RECORDED INFORMATION:
● ● ●

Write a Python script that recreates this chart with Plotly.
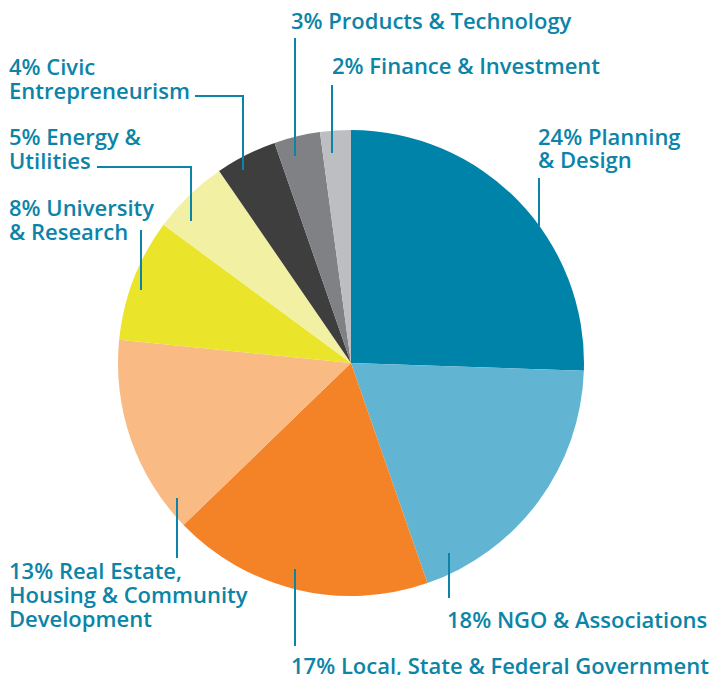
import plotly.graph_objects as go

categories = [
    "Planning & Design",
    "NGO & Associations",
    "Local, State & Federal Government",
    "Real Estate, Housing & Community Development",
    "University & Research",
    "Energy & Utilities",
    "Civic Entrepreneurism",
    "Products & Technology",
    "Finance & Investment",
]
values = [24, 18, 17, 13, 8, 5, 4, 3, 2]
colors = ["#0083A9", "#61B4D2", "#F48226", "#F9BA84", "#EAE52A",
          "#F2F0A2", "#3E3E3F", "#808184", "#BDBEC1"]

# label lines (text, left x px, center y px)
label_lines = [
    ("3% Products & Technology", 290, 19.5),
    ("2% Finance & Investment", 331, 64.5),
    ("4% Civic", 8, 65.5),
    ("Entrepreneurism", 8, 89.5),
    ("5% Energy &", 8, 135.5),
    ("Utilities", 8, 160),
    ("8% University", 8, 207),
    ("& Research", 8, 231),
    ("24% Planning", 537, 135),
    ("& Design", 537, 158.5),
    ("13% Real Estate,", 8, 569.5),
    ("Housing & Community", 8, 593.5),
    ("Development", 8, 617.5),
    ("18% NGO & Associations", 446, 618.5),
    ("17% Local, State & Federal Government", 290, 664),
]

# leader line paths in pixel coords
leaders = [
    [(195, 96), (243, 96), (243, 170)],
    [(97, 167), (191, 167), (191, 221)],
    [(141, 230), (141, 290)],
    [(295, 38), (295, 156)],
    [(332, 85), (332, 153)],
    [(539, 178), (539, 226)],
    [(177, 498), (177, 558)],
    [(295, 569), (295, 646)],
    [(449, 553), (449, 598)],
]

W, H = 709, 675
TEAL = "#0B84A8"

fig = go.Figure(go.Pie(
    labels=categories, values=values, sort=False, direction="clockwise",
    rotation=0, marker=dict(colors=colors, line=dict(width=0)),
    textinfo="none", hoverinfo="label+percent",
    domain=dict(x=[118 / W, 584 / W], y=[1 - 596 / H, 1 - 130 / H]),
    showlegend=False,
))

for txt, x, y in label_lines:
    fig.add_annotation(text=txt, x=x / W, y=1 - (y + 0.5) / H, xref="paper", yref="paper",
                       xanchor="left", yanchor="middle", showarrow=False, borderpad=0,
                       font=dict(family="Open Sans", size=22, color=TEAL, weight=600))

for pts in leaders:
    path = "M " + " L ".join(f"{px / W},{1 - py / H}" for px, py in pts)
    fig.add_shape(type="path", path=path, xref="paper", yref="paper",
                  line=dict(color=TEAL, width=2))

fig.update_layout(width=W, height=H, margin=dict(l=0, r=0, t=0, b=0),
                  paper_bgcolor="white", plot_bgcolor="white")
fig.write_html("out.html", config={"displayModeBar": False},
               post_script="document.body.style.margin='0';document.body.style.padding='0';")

● ● ●

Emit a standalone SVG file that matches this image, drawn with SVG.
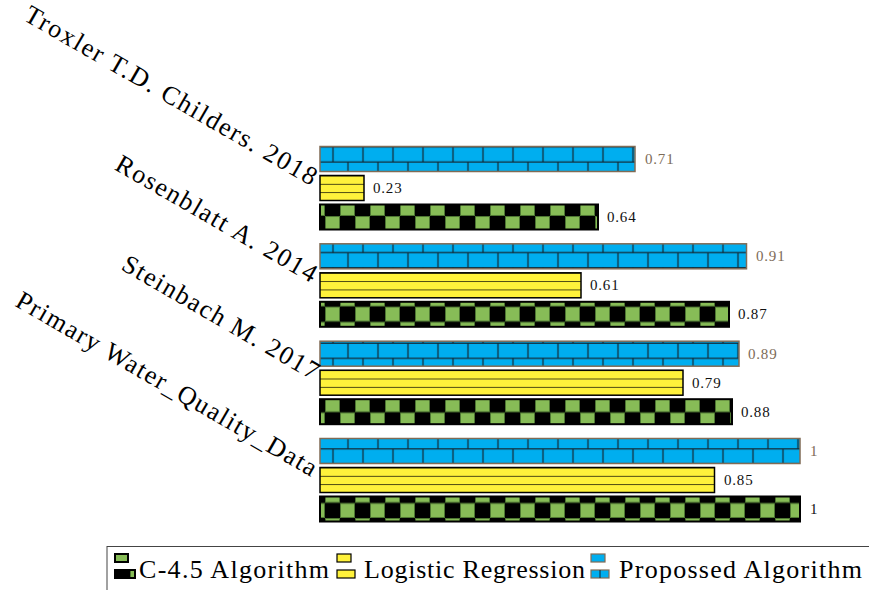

● ● ●

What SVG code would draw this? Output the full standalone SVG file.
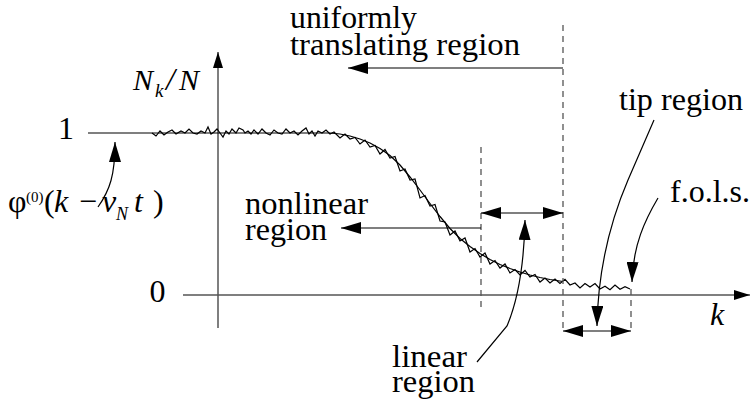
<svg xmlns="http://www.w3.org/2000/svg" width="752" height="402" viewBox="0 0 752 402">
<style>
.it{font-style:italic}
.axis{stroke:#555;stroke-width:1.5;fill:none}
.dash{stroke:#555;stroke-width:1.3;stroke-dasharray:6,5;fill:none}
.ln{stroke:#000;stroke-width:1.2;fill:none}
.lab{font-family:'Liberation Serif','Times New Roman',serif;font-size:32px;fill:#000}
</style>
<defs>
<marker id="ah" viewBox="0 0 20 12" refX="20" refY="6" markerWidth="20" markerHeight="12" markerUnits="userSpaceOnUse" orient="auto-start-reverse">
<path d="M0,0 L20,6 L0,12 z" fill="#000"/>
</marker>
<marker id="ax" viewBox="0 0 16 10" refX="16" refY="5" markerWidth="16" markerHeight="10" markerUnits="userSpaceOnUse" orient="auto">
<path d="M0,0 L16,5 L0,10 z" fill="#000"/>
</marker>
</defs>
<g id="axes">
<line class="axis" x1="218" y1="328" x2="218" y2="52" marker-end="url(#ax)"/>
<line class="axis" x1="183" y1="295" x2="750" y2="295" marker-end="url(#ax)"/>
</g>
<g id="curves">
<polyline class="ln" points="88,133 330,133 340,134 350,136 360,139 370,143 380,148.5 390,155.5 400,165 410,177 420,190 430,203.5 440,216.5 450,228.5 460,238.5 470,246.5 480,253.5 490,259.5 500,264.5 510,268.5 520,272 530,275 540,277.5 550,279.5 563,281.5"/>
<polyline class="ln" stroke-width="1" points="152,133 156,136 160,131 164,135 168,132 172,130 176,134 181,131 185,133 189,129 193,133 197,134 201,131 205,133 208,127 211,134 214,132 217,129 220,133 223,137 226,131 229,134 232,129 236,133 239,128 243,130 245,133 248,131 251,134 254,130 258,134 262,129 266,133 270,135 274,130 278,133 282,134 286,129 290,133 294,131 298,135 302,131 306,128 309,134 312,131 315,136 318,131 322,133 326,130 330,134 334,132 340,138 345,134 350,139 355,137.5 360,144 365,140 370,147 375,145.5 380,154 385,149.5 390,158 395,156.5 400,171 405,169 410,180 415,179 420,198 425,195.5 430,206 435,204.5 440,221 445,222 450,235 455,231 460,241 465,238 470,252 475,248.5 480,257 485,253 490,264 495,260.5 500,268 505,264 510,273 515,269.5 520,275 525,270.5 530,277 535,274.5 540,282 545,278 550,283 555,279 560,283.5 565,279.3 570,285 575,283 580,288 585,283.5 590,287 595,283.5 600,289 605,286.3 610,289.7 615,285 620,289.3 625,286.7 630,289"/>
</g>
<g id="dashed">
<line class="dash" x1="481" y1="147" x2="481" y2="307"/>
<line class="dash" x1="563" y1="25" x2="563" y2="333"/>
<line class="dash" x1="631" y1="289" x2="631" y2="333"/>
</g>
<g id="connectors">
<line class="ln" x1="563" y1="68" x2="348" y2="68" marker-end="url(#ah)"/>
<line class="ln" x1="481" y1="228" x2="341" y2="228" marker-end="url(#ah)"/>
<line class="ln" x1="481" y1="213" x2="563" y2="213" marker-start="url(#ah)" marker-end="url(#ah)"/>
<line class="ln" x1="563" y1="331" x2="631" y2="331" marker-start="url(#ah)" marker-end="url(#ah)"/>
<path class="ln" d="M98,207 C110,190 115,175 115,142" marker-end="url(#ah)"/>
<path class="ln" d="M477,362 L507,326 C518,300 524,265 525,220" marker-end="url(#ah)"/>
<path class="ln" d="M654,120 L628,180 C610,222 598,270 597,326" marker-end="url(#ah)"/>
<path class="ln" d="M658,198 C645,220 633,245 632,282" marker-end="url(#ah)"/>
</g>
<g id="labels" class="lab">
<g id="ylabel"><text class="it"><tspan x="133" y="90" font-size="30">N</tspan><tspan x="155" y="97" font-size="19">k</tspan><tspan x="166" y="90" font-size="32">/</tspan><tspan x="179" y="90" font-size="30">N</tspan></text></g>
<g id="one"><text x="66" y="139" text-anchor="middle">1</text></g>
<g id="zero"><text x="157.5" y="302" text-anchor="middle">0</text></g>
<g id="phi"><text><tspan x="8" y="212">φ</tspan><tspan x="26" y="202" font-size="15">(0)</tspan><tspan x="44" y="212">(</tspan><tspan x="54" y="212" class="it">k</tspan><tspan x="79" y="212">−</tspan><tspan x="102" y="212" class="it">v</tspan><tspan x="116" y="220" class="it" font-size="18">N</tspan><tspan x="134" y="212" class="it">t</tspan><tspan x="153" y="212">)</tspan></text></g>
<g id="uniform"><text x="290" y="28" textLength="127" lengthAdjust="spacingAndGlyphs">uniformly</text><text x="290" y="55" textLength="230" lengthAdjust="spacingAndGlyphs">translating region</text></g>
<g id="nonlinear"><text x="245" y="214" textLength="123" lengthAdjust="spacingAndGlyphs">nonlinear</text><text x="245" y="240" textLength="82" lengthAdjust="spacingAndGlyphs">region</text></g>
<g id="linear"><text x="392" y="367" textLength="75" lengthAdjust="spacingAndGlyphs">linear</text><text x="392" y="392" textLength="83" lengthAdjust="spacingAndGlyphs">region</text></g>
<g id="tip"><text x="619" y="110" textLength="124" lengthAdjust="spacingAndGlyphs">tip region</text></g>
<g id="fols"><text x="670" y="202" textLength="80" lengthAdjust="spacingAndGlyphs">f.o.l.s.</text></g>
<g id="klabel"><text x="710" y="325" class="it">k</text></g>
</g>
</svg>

● ● ●

GIVEN REQUEST:
Which lines contain "that"? Copy each of them out.

SOLUTION TO THIS PROBLEM:
Write a Python script that recreates this chart with Plotly.
Emit a standalone SVG file that matches this image, drawn with SVG.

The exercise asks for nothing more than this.